Tenéis bien definidos los límites que no podréis rebasar. ¿Los podrá rebasar el papa Francisco? Los podría hacer en teoría, pues goza de poder absoluto. Pero bien sabéis que nada es más relativo que un poder absoluto. El poder absoluto de un papa depende de su historia y de sus relaciones: su saber, sus criterios políticos y teológicos, sus preferencias y opciones. Todo es relativo en el ejercicio del poder absoluto.
Salta a la vista que el modelo de Iglesia del papa Francisco sigue siendo enteramente clerical. Tiene todo el derecho del mundo, ni más ni menos que cualquiera a tener el suyo, siempre que no quiera imponerlo. Ahí empiezan los problemas. En cualquier caso, no será este papa quien derogue el clericalismo, y esto me parece tan seguro y cierto como sus frecuentes advertencias contra el clericalismo. Lo acaba de dejar bien claro en el vídeo emitido el pasado día 1 de octubre, justo el día del retiro con que los padres sinodales abríais este Sínodo. “Los sacerdotes, dice, no somos los jefes de los laicos, sino sus pastores". Y los pastores mandan sobre las ovejas digan lo que digan éstas y sin que hayan elegido a su pastor. Así seguirá. Dice también: “Los laicos, los bautizados, están en la Iglesia en su propia casa, y tienen que cuidarla. Lo mismo que nosotros, los sacerdotes, los consagrados. Cada uno aportando lo que mejor sabe hacer". Quien sabe y puede conducir un autobús (pone este ejemplo), conduciendo un autobús, y quien sabe y puede enseñar y mandar en la Iglesia, enseñando y mandando. Con una importante precisión: son los “consagrados” (¿por quién? ¿desde cuándo?) quienes deciden lo que cada uno sabe, puede y debe hacer. Clericalismo en su pura expresión, lo siento.
Pues bien, nada fundamental cambiará en la Iglesia mientras no cambie radicalmente la mentalidad teológica de sus actuales pastores consagrados. La Iglesia no podrá ser profeta y signo de la comunión en un mundo tan desgarrado, mientras no cambie su estructura clerical, mientras ella misma no sea hacia dentro y hacia fuera una real comunión fraterna-sororal. Y no por el bien de la Iglesia, sino por el amplio respiro de la humanidad y del planeta.

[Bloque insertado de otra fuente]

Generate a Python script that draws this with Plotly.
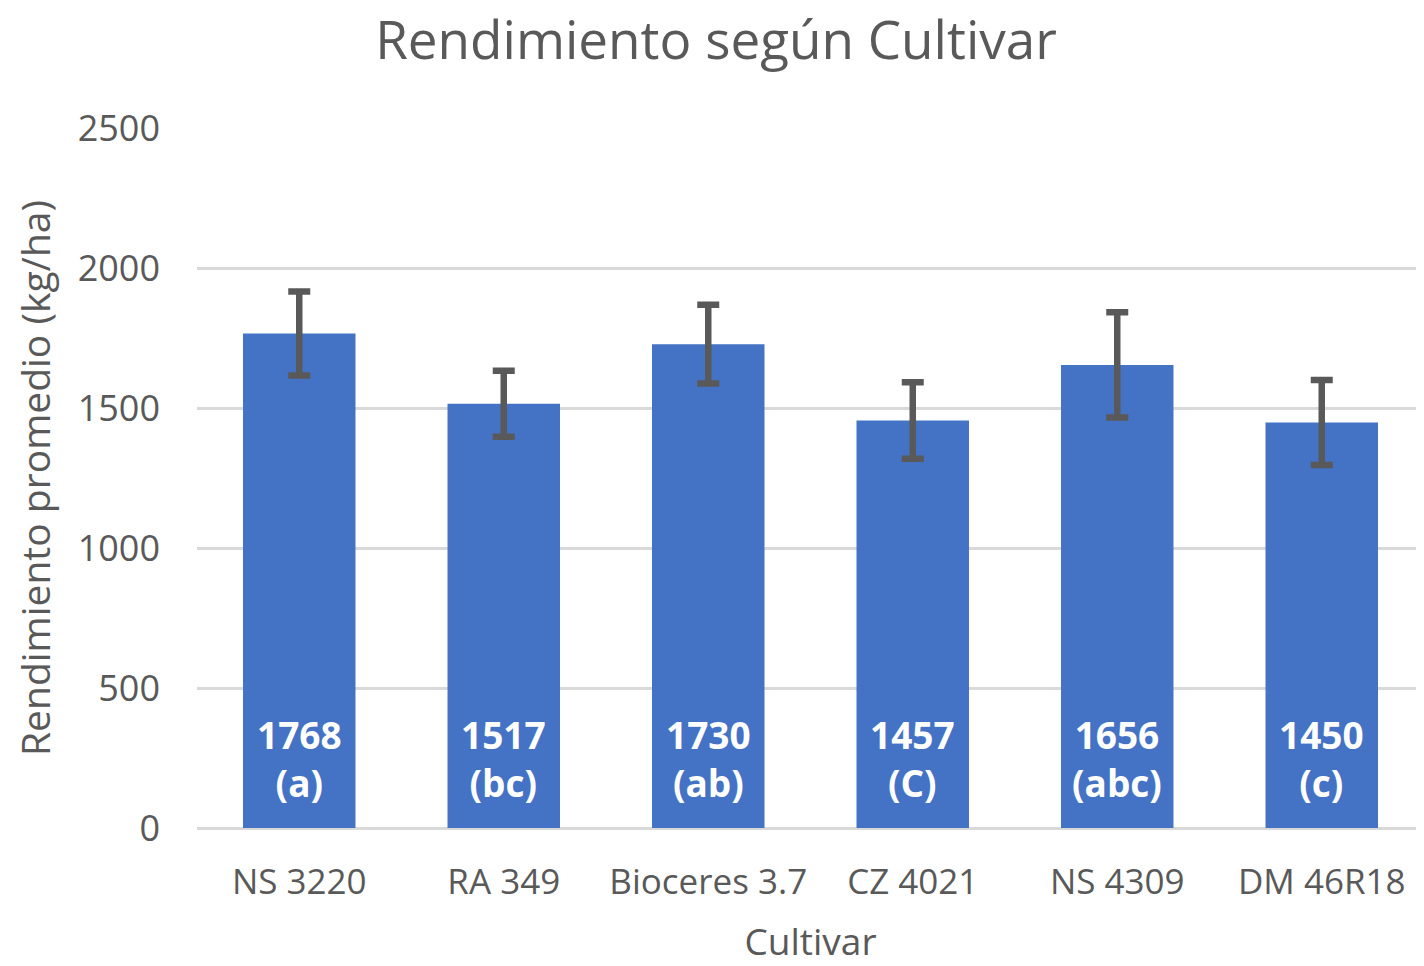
import plotly.graph_objects as go

cultivares = ["NS 3220", "RA 349", "Bioceres 3.7", "CZ 4021", "NS 4309", "DM 46R18"]
rendimiento = [1768, 1517, 1730, 1457, 1656, 1450]
error = [150, 118, 141, 137, 188, 152]
letras = ["(a)", "(bc)", "(ab)", "(C)", "(abc)", "(c)"]
y_ticks = [0, 500, 1000, 1500, 2000, 2500]

FONT = "Open Sans"
GRAY = "#595959"

fig = go.Figure()
fig.add_trace(go.Bar(
    x=cultivares, y=rendimiento,
    marker=dict(color="#4472C4", line=dict(width=0)),
    width=0.55,
    error_y=dict(type="data", array=error, visible=True, color=GRAY, thickness=6.5, width=11),
    hoverinfo="x+y",
))

for c, v, l in zip(cultivares, rendimiento, letras):
    fig.add_annotation(
        x=c, y=0, yanchor="bottom", yshift=18, showarrow=False,
        text=f"<b>{v}<br>{l}</b>",
        font=dict(family=FONT, size=37, color="white"),
        align="center",
    )

fig.update_layout(
    width=1416, height=958,
    margin=dict(l=189, r=0, t=120, b=138),
    paper_bgcolor="white", plot_bgcolor="white",
    title=dict(text="Rendimiento según Cultivar", x=0.5, xanchor="center",
               y=0.966, yanchor="middle",
               font=dict(family=FONT, size=53, color=GRAY)),
    showlegend=False,
)
fig.update_yaxes(
    range=[0, 2503], tickvals=y_ticks, showgrid=True, gridcolor="#D9D9D9", gridwidth=3,
    zeroline=True, zerolinecolor="#D9D9D9", zerolinewidth=3,
    showline=False, ticks="", ticklabelstandoff=36,
    tickfont=dict(family=FONT, size=36, color=GRAY),
    title=dict(text="Rendimiento promedio (kg/ha)", standoff=16,
               font=dict(family=FONT, size=39, color=GRAY)),
)
fig.update_xaxes(
    showline=False, ticks="", showgrid=False, ticklabelstandoff=30,
    tickfont=dict(family=FONT, size=35, color=GRAY),
    title=dict(text="Cultivar", standoff=32, font=dict(family=FONT, size=37, color=GRAY)),
)

fig.write_html("out.html")
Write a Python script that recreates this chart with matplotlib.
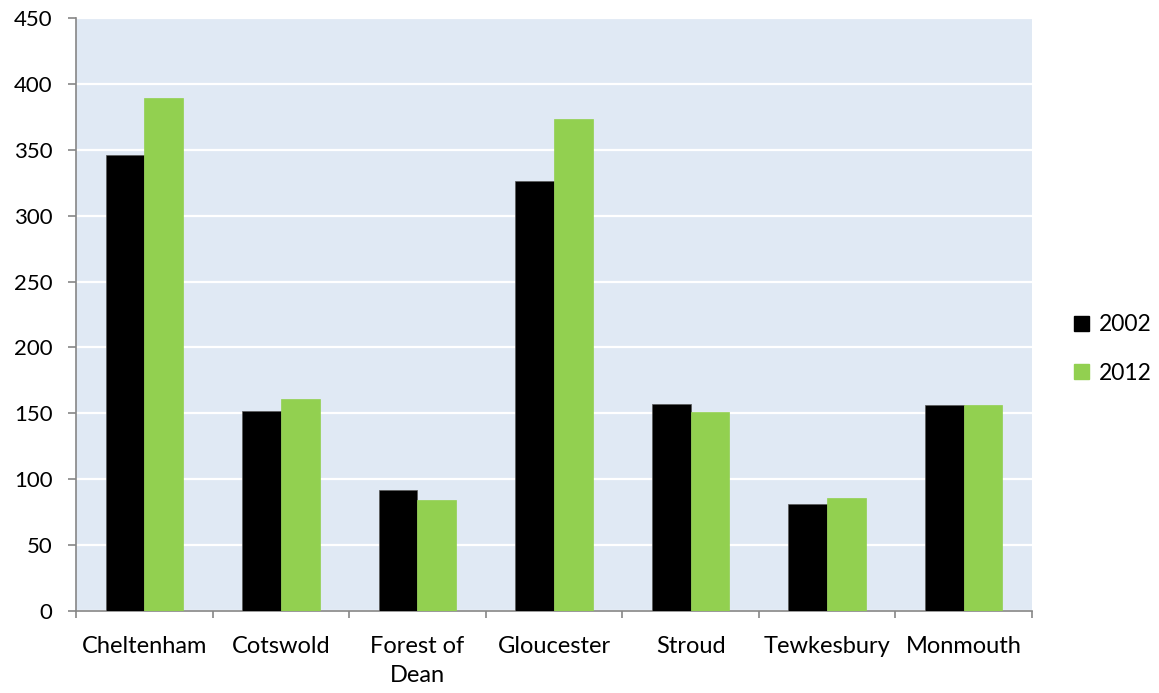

Hoy evoco el “tránsito” (la muerte, el paso a la Vida) de Francisco de Asís, el Hermano Poverello, en 1226, a los 45 años. El viejo mundo medieval de reyes y señores y castillos, de papas y clérigos y grandes monasterios, de campesinos y siervos y leprosos sociales, se desmoronaba. Un nuevo mundo, y una nueva iglesia querían emerger. Fue el sueño de Francisco. No quiso ser señor ni rico, ni clérigo ni monje. Rompió con su padre, rico mercader, figura de una burguesía naciente que buscaba derrocar el mundo viejo con sus mismas armas: la riqueza y el poder. Un día Francisco le dijo: “Ya no te llamaré más ‘padre mío Bernardone’”. Y rompió con todo patriarcalismo social y eclesial, aunque nunca luchó contra nadie. Solo quiso vivir como peregrino, siempre en camino, sin propiedad ni casa, como Jesús, siendo el hermano menor de todos los seres humanos y de todas las criaturas, anunciando la paz y sin condenar a nadie. Y esto le hacía feliz, no sin grandes llagas en su cuerpo y en su alma.
Permitidme, pues, que os salude y os hable con el respeto y la libertad y las palabras que le gustaban al Hermano Francisco:
“Paz y bien, hermanas, hermanos sinodales. Renovad el sueño del Hermano Francisco, encarnad su libertad fraterna. No os atéis a lo que se dijo, se enseñó, se hizo en otros tiempos. No os atéis a doctrinas y estructuras del pasado. No os aferréis ni siquiera a la letra de lo que dijo o no dijo, hizo o no hizo Jesús hace 2000 años. Atended a la voz que nos llega desde el corazón del mundo y de todas las criaturas, nuestras hermanas: “He aquí que hago nuevas todas las cosas”.